Si l’utilité des églises n’est pas en cause à Paris, la question se pose parfois en zone rurale. « L’Eglise n’a pas pour vocation d’entretenir un patrimoine. Il est normal qu’elle le fasse vivre, mais il faut que ce soit accordé aux besoins du culte qui, eux, varient », fait valoir le père Jacques Rideau, directeur du Service national de pastorale liturgique et sacramentelle à la Conférence des évêques de France. « Ce qui me frappe c’est que la polémique se développe toujours sur le même ton : +L’Eglise n’arrête pas de détruire+. La réalité, c’est qu’elle a au contraire beaucoup construit depuis 1905. »
Pour l’historien Alain Croix, il faut « cesser de poser le problème en termes de conservation ou de destruction » et réfléchir davantage à la reconversion des lieux.

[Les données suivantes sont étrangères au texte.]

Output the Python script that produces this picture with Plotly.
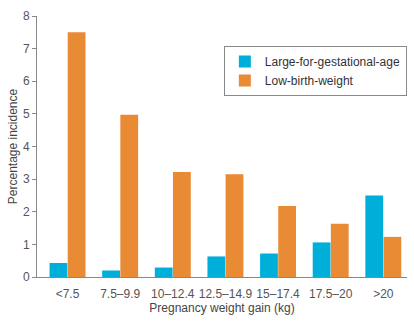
import plotly.graph_objects as go

categories = ["<7.5", "7.5–9.9", "10–12.4", "12.5–14.9", "15–17.4", "17.5–20", ">20"]
lga = [0.43, 0.2, 0.29, 0.63, 0.72, 1.06, 2.5]
lbw = [7.5, 4.97, 3.22, 3.15, 2.18, 1.63, 1.23]

x = list(range(len(categories)))

fig = go.Figure()
fig.add_trace(go.Bar(x=x, y=lga, name="Large-for-gestational-age",
                     marker=dict(color="#00AEDA", line=dict(width=0))))
fig.add_trace(go.Bar(x=x, y=lbw, name="Low-birth-weight",
                     marker=dict(color="#E98A35", line=dict(width=0))))

fig.update_layout(
    width=414, height=324,
    margin=dict(l=37, r=7, t=16, b=47),
    barmode="group", bargap=0.31, bargroupgap=0.02,
    plot_bgcolor="white", paper_bgcolor="white",
    font=dict(family="Liberation Sans, Arial, sans-serif", size=12, color="#444"),
    legend=dict(x=0.505, y=0.885, xanchor="left", yanchor="top",
                bordercolor="#888", borderwidth=1, bgcolor="white",
                font=dict(size=12, color="#333"),
                itemwidth=30, tracegroupgap=0),
    showlegend=True,
)
fig.update_xaxes(
    tickmode="array", tickvals=x, ticktext=categories,
    range=[-0.58, 6.45], showline=True, linecolor="#888", linewidth=1,
    ticks="outside", ticklen=6, tickcolor="rgba(0,0,0,0)", showgrid=False, zeroline=False,
    title=dict(text="Pregnancy weight gain (kg)", font=dict(size=12, color="#444"), standoff=3),
    tickfont=dict(size=12, color="#555"),
)
fig.update_yaxes(
    range=[0, 8], dtick=1, showline=True, linecolor="#888", linewidth=1,
    ticks="outside", ticklen=4, tickcolor="#888", showgrid=False, zeroline=False,
    title=dict(text="Percentage incidence", font=dict(size=12, color="#444"), standoff=2),
    tickfont=dict(size=12, color="#555"),
)
fig.write_html("out.html")
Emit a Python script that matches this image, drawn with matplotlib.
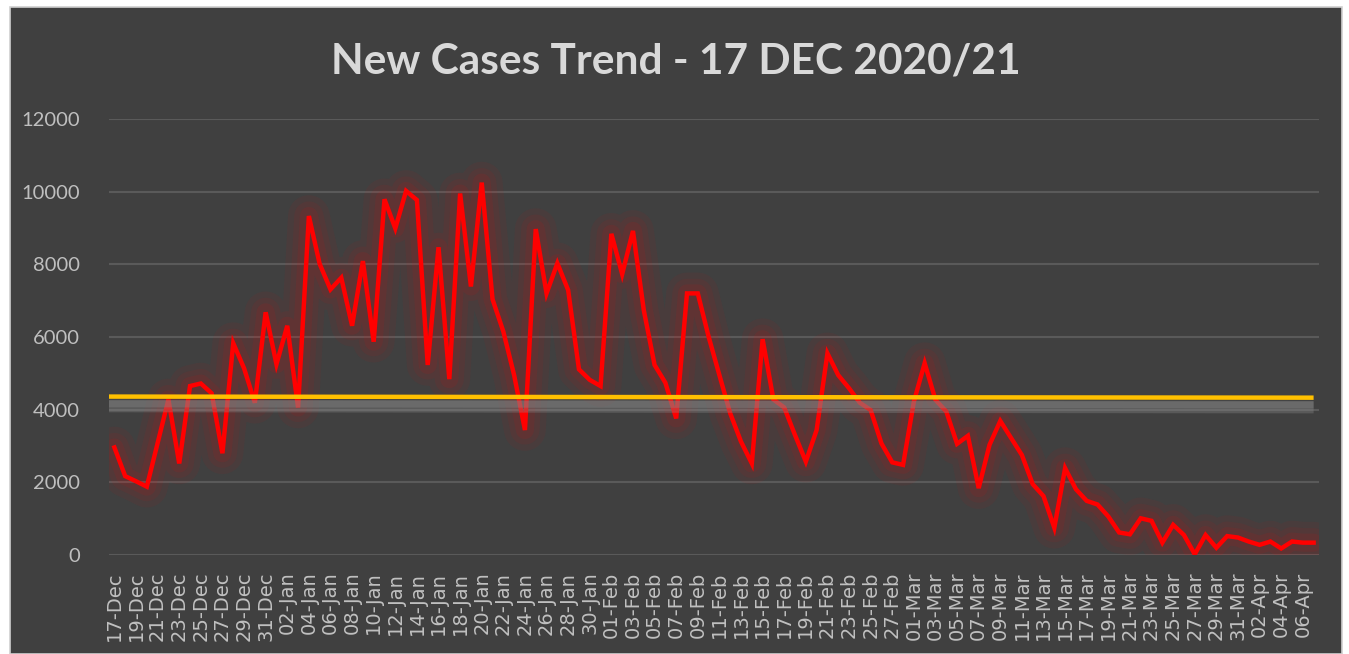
import matplotlib
matplotlib.use("Agg")
import matplotlib.pyplot as plt
from matplotlib.patches import Rectangle
import pandas as pd

# ---- data ----
dates = pd.date_range("2020-12-17", "2021-04-07", freq="D")
new_cases = [
    2960, 2170, 2030, 1880, 3080, 4280, 2520, 4650, 4720, 4450,
    2800, 5830, 5140, 4190, 6680, 5250, 6310, 4060, 9330, 8010,
    7310, 7630, 6310, 8090, 5870, 9790, 8990, 10020, 9770, 5230,
    8470, 4840, 9950, 7390, 10250, 7040, 6150, 4950, 3440, 8970,
    7200, 8030, 7290, 5110, 4820, 4650, 8840, 7730, 8920, 6740,
    5230, 4740, 3760, 7200, 7200, 6010, 4950, 3900, 3120, 2520,
    5940, 4280, 4060, 3300, 2570, 3440, 5550, 4950, 4590, 4190,
    3990, 3070, 2550, 2480, 4220, 5280, 4270, 3950, 3060, 3280,
    1840, 3030, 3690, 3220, 2750, 1950, 1620, 750, 2390, 1810,
    1490, 1390, 1060, 620, 570, 1010, 940, 340, 830, 550,
    20, 550, 200, 520, 480, 370, 280, 370, 180, 370,
    340, 340,
]
average_level = [4360, 4330]  # start / end of the yellow reference line
tick_labels = [d.strftime("%d-%b") for d in dates]
y_ticks = [0, 2000, 4000, 6000, 8000, 10000, 12000]
title = "New Cases Trend - 17 DEC 2020/21"

# ---- figure ----
W, H = 1349, 654
fig = plt.figure(figsize=(W / 100, H / 100), dpi=100)
fig.patch.set_facecolor("white")
bg = Rectangle((10 / W, 0), (1342 - 10) / W, (H - 7) / H, transform=fig.transFigure,
               facecolor="#404040", edgecolor="#d0d0d0", linewidth=1.2, zorder=-10)
fig.patches.append(bg)

ax = fig.add_axes([109 / W, (H - 555) / H, (1319 - 109) / W, (555 - 119) / H])
ax.set_facecolor("none")
for s in ax.spines.values():
    s.set_visible(False)

x = list(range(len(new_cases)))

# gridlines
ax.set_ylim(0, 12000)
ax.set_xlim(-0.5, len(new_cases) - 0.5)
ax.set_yticks(y_ticks)
ax.yaxis.grid(True, color="#5a5a5a", linewidth=1.5)
ax.set_axisbelow(True)

# red line glow
for lw, a in [(30, 0.05), (21, 0.06), (13, 0.08)]:
    ax.plot(x, new_cases, color="#ff0000", linewidth=lw, alpha=a,
            solid_joinstyle="round", solid_capstyle="round", zorder=2)
ax.plot(x, new_cases, color="#ff0000", linewidth=3.2, solid_joinstyle="miter", zorder=3)

# yellow average line with shadow
xa = [-0.5, len(new_cases) - 1]
ax.plot(xa, [v - 260 for v in average_level], color="#8a8a8a", linewidth=9, alpha=0.35,
        solid_capstyle="butt", zorder=4)
ax.plot(xa, [v - 200 for v in average_level], color="#8a8a8a", linewidth=5, alpha=0.35,
        solid_capstyle="butt", zorder=4)
ax.plot(xa, average_level, color="#ffc000", linewidth=3.2, solid_capstyle="butt", zorder=5)

# ticks
ax.set_xticks(x[::2])
ax.set_xticklabels(tick_labels[::2], rotation=90, family="DejaVu Sans",
                   fontsize=14, color="#c0c0c0")
ax.set_yticklabels([str(v) for v in y_ticks], family="Lato", fontsize=14.5, color="#bfbfbf")
ax.tick_params(axis="both", length=0)
ax.tick_params(axis="x", pad=12)
ax.tick_params(axis="y", pad=21)

fig.text(676 / W, 1 - 61 / H, title, ha="center", va="center", family="Lato",
         fontweight="bold", fontsize=30.5, color="#d9d9d9")

fig.savefig("out.png", dpi=100, facecolor=fig.get_facecolor())
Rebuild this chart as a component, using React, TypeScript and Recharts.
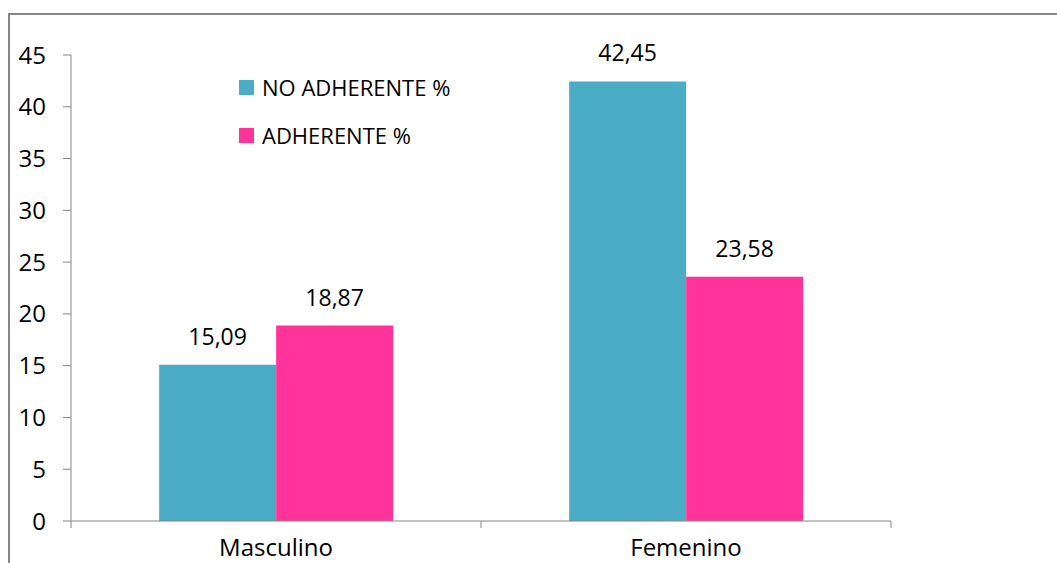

Comme au Québec ou en Grande-Bretagne, où des églises sont régulièrement vendues pour devenir logements, bibliothèques ou… salles de billard.
« Il y a des gens qui ont une vision du patrimoine absolument consternante, qui consiste à dire : +Il faut tout garder+ », estime l’universitaire, « cela ne fait pas une politique d’avenir ».